=== DATA ===
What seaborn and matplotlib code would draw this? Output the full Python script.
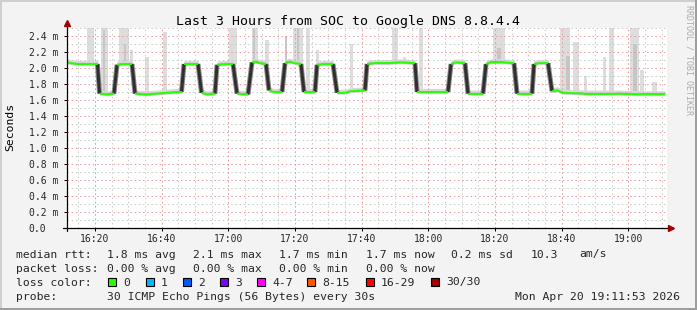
import numpy as np
import pandas as pd
import matplotlib
matplotlib.use("Agg")
import matplotlib.pyplot as plt
import seaborn as sns
from matplotlib.patches import Rectangle

# ---------------- data (time in minutes since 16:11:36) ----------------
times_min = [0.0, 1.2, 3.0, 6.0, 9.15, 9.75, 12.0, 14.1, 15.0, 16.5, 19.5, 20.4,
             24.0, 27.0, 30.0, 33.0, 34.35, 35.1, 39.3, 40.35, 42.0, 44.4, 45.0,
             47.0, 49.8, 51.0, 54.3, 55.5, 56.5, 58.0, 59.7, 60.6, 62.0, 64.5,
             65.4, 66.5, 68.5, 70.2, 71.1, 74.4, 75.0, 77.0, 79.8, 81.0, 83.5,
             85.0, 89.4, 90.0, 92.0, 96.0, 100.0, 104.4, 105.0, 110.0, 114.3,
             115.2, 116.5, 119.4, 120.3, 124.8, 125.7, 127.0, 131.0, 134.1,
             135.0, 139.5, 140.1, 141.5, 144.3, 145.5, 147.0, 148.8, 155.0,
             165.0, 172.0, 179.4]
median_ms = [2.07, 2.06, 2.05, 2.05, 2.05, 1.68, 1.67, 1.68, 2.04, 2.05, 2.05, 1.68,
             1.67, 1.68, 1.69, 1.70, 1.70, 2.05, 2.05, 1.69, 1.67, 1.68, 2.04,
             2.05, 2.05, 1.68, 1.67, 2.07, 2.08, 2.06, 2.05, 1.72, 1.70, 1.70,
             2.06, 2.08, 2.06, 2.05, 1.70, 1.70, 2.04, 2.05, 2.05, 1.69, 1.69,
             1.71, 1.72, 2.05, 2.06, 2.06, 2.07, 2.06, 1.70, 1.70, 1.70,
             2.05, 2.07, 2.06, 1.68, 1.68, 2.05, 2.07, 2.07, 2.06,
             1.68, 1.68, 2.05, 2.06, 2.06, 1.71, 1.72, 1.69, 1.68,
             1.68, 1.67, 1.67]

# smoke spikes (max ping): time, top value, width in minutes
spike_t = [7.0, 11.1, 17.1, 19.2, 24.0, 29.4, 49.8, 56.4, 60.0, 69.3, 72.3,
           75.0, 85.2, 98.4, 101.1, 106.2, 129.6, 149.4, 152.7, 155.4, 161.1,
           163.2, 170.1, 172.5, 176.1]
spike_top = [2.50, 2.50, 2.50, 2.22, 2.14, 2.45, 2.50, 2.50, 2.35, 2.50, 2.50,
             2.22, 2.30, 2.50, 2.14, 2.50, 2.50, 2.50, 2.32, 1.90, 2.14,
             2.50, 2.50, 1.98, 1.82]
spike_w = [2.1, 2.1, 3.0, 0.9, 1.2, 1.2, 2.4, 1.8, 1.2, 3.0, 1.2,
           0.9, 0.9, 1.8, 0.9, 1.2, 3.6, 3.0, 1.8, 0.9, 0.9,
           1.5, 2.7, 1.2, 1.5]
core_t = [11.0, 17.4, 56.1, 65.7, 69.3, 129.6, 150.3, 170.4]
core_top = [2.48, 2.30, 2.50, 2.40, 2.50, 2.25, 2.15, 2.30]
core_w = [0.6, 0.6, 0.6, 0.6, 0.6, 1.2, 1.2, 1.2]

xtick_pos = [8.4, 28.4, 48.4, 68.4, 88.4, 108.4, 128.4, 148.4, 168.4]
xtick_labels = ["16:20", "16:40", "17:00", "17:20", "17:40", "18:00", "18:20", "18:40", "19:00"]
ytick_pos = [0.0, 0.2, 0.4, 0.6, 0.8, 1.0, 1.2, 1.4, 1.6, 1.8, 2.0, 2.2, 2.4]
ytick_labels = ["0.0", "0.2 m", "0.4 m", "0.6 m", "0.8 m", "1.0 m", "1.2 m", "1.4 m",
                "1.6 m", "1.8 m", "2.0 m", "2.2 m", "2.4 m"]

loss_labels = ["0", "1", "2", "3", "4-7", "8-15", "16-29", "30/30"]
loss_colors = ["#26ff00", "#00b8ff", "#0059ff", "#7e00ff", "#ff00ff", "#ff5500", "#ff0000", "#a10000"]

# ---------------- style ----------------
sns.set_theme(style="white")
plt.rcParams["font.family"] = ["DejaVu Sans Mono"]
BG = "#f3f3f3"

W, H = 697, 310
fig = plt.figure(figsize=(W / 100, H / 100), dpi=100, facecolor=BG)
L, R, T, B = 67, 667, 28, 228
ax = fig.add_axes([L / W, 1 - B / H, (R - L) / W, (B - T) / H])
ax.set_facecolor("white")
ax.set_xlim(0, 180)
ax.set_ylim(0, 2.5)
for s in ax.spines.values():
    s.set_visible(False)

t = np.array(times_min)
m = np.array(median_ms)

# smoke spikes
base = np.interp(spike_t, t, m)
ax.bar(spike_t, np.array(spike_top) - base, bottom=base, width=spike_w,
       color="#dddddd", linewidth=0, zorder=1)
cbase = np.interp(core_t, t, m)
ax.bar(core_t, np.array(core_top) - cbase, bottom=cbase, width=core_w,
       color="#c6c6c6", linewidth=0, zorder=1.1)
# smoke band
ax.fill_between(t, m - 0.018, m + 0.045, color="#d8d8d8", linewidth=0, zorder=1.2)
ax.fill_between(t, m - 0.008, m + 0.02, color="#bdbdbd", linewidth=0, zorder=1.3)

# grid (rrdtool draws grid over areas)
dash = (0, (1.4, 2.8))
for xm in np.arange(3.4, 180, 5):
    ax.axvline(xm, color="#c8c8c8", lw=0.72, ls=dash, zorder=2)
for yv in np.arange(0.1, 2.51, 0.2):
    ax.axhline(yv, color="#c8c8c8", lw=0.72, ls=dash, zorder=2)
for xm in xtick_pos:
    ax.axvline(xm, color="#eb9a9a", lw=0.72, ls=dash, zorder=2.1)
for yv in ytick_pos[1:]:
    ax.axhline(yv, color="#eb9a9a", lw=0.72, ls=dash, zorder=2.1)

# split median into flat (green) and transition (dark smoke) segments
rows_flat, rows_tr = [], []
for i in range(len(t) - 1):
    seg = [(t[i], m[i]), (t[i + 1], m[i + 1])]
    target = rows_tr if abs(m[i + 1] - m[i]) > 0.15 else rows_flat
    for (xx, yy) in seg:
        target.append({"t": xx, "v": yy, "seg": i})
df_flat = pd.DataFrame(rows_flat)
df_tr = pd.DataFrame(rows_tr)

sns.lineplot(data=df_tr, x="t", y="v", units="seg", estimator=None, ax=ax,
             color="#8c8c8c", lw=3.6, zorder=3, legend=False,
             solid_capstyle="butt")
sns.lineplot(data=df_tr, x="t", y="v", units="seg", estimator=None, ax=ax,
             color="#303030", lw=2.2, zorder=3.1, legend=False,
             solid_capstyle="butt")
sns.lineplot(data=df_flat, x="t", y="v", units="seg", estimator=None, ax=ax,
             color="#26ff00", lw=1.4, zorder=4, legend=False,
             solid_capstyle="butt", solid_joinstyle="miter")

# ticks
ax.set_xticks(xtick_pos)
ax.set_xticklabels(xtick_labels)
ax.set_yticks(ytick_pos)
ax.set_yticklabels(ytick_labels, ha="left")
ax.set_xlabel("")
ax.set_ylabel("")
ax.tick_params(axis="x", direction="out", length=2, width=0.72, color="black",
               labelsize=7, pad=2.2, bottom=True)
ax.tick_params(axis="y", direction="out", length=2.5, width=0.72, color="black",
               labelsize=7, pad=25.0, left=True)

# axis lines with arrows
px_x = 1 / (R - L)
px_y = 1 / (B - T)
ax.plot([-4 * px_x, 1 + 2 * px_x], [0, 0], color="black", lw=0.9,
        transform=ax.transAxes, clip_on=False, zorder=5)
ax.plot([0, 0], [-3 * px_y, 1 + 4 * px_y], color="black", lw=0.9,
        transform=ax.transAxes, clip_on=False, zorder=5)
ax.plot([1 + 4 * px_x], [0], marker=">", ms=4.5, color="#a00000", mec="#a00000",
        transform=ax.transAxes, clip_on=False, zorder=6)
ax.plot([0], [1 + 5 * px_y], marker="^", ms=4.5, color="#a00000", mec="#a00000",
        transform=ax.transAxes, clip_on=False, zorder=6)

def fx(x):
    return x / W

def fy(y):
    return 1 - y / H

fig.text(0.5, fy(25), "Last 3 Hours from SOC to Google DNS 8.8.4.4",
         ha="center", va="baseline", fontsize=9.5, color="black")
fig.text(fx(10), fy(127), "Seconds", rotation=90, ha="center", va="center",
         fontsize=8.2, color="black")
fig.text(fx(689), fy(5), "RRDTOOL / TOBI OETIKER", rotation=270, ha="center",
         va="top", fontsize=6.0, color="#ababab")

LF = 8.2
row1 = [(16, "median rtt:"), (107, "1.8 ms avg"), (193, "2.1 ms max"),
        (279, "1.7 ms min"), (366, "1.7 ms now"), (451, "0.2 ms sd"),
        (531, "10.3"), (579, "am/s")]
row2 = [(16, "packet loss:"), (107, "0.00 % avg"), (193, "0.00 % max"),
        (279, "0.00 % min"), (366, "0.00 % now")]
for x, s in row1:
    fig.text(fx(x), fy(257.5), s, ha="left", va="baseline", fontsize=LF)
for x, s in row2:
    fig.text(fx(x), fy(271.5), s, ha="left", va="baseline", fontsize=LF)
fig.text(fx(16), fy(285.5), "loss color:", ha="left", va="baseline", fontsize=LF)
sq_x = [108, 146, 183, 220, 257, 307, 366, 431]
for x, lab, col in zip(sq_x, loss_labels, loss_colors):
    fig.add_artist(Rectangle((fx(x), fy(286)), 8 / W, 8 / H, transform=fig.transFigure,
                             facecolor=col, edgecolor="black", lw=0.8))
    fig.text(fx(x + 15), fy(285.5), lab, ha="left", va="baseline", fontsize=LF)
fig.text(fx(16), fy(299.5), "probe:", ha="left", va="baseline", fontsize=LF)
fig.text(fx(107), fy(299.5), "30 ICMP Echo Pings (56 Bytes) every 30s",
         ha="left", va="baseline", fontsize=LF)
fig.text(fx(680), fy(299.5), "Mon Apr 20 19:11:53 2026", ha="right",
         va="baseline", fontsize=LF)

# 3D frame
for (x0, y0, w, h, c) in [(0, 0, W, 2, "#cfcfcf"), (0, 0, 2, H, "#cfcfcf"),
                          (0, H - 2, W, 2, "#9e9e9e"), (W - 2, 0, 2, H, "#9e9e9e")]:
    fig.add_artist(Rectangle((fx(x0), fy(y0 + h)), w / W, h / H,
                             transform=fig.transFigure, facecolor=c,
                             edgecolor="none", lw=0))

fig.savefig("out.png", dpi=100, facecolor=BG)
===
◆ **INSTRUCTIONS TO FOLLOW**
Only the lines from the start of the material through the line containing "1.68, 1.67, 1.67]" should be transcribed. Pictures stay out.

◆ **SOLUTION FOR THIS PROBLEM**
What seaborn and matplotlib code would draw this? Output the full Python script.
import numpy as np
import pandas as pd
import matplotlib
matplotlib.use("Agg")
import matplotlib.pyplot as plt
import seaborn as sns
from matplotlib.patches import Rectangle

# ---------------- data (time in minutes since 16:11:36) ----------------
times_min = [0.0, 1.2, 3.0, 6.0, 9.15, 9.75, 12.0, 14.1, 15.0, 16.5, 19.5, 20.4,
             24.0, 27.0, 30.0, 33.0, 34.35, 35.1, 39.3, 40.35, 42.0, 44.4, 45.0,
             47.0, 49.8, 51.0, 54.3, 55.5, 56.5, 58.0, 59.7, 60.6, 62.0, 64.5,
             65.4, 66.5, 68.5, 70.2, 71.1, 74.4, 75.0, 77.0, 79.8, 81.0, 83.5,
             85.0, 89.4, 90.0, 92.0, 96.0, 100.0, 104.4, 105.0, 110.0, 114.3,
             115.2, 116.5, 119.4, 120.3, 124.8, 125.7, 127.0, 131.0, 134.1,
             135.0, 139.5, 140.1, 141.5, 144.3, 145.5, 147.0, 148.8, 155.0,
             165.0, 172.0, 179.4]
median_ms = [2.07, 2.06, 2.05, 2.05, 2.05, 1.68, 1.67, 1.68, 2.04, 2.05, 2.05, 1.68,
             1.67, 1.68, 1.69, 1.70, 1.70, 2.05, 2.05, 1.69, 1.67, 1.68, 2.04,
             2.05, 2.05, 1.68, 1.67, 2.07, 2.08, 2.06, 2.05, 1.72, 1.70, 1.70,
             2.06, 2.08, 2.06, 2.05, 1.70, 1.70, 2.04, 2.05, 2.05, 1.69, 1.69,
             1.71, 1.72, 2.05, 2.06, 2.06, 2.07, 2.06, 1.70, 1.70, 1.70,
             2.05, 2.07, 2.06, 1.68, 1.68, 2.05, 2.07, 2.07, 2.06,
             1.68, 1.68, 2.05, 2.06, 2.06, 1.71, 1.72, 1.69, 1.68,
             1.68, 1.67, 1.67]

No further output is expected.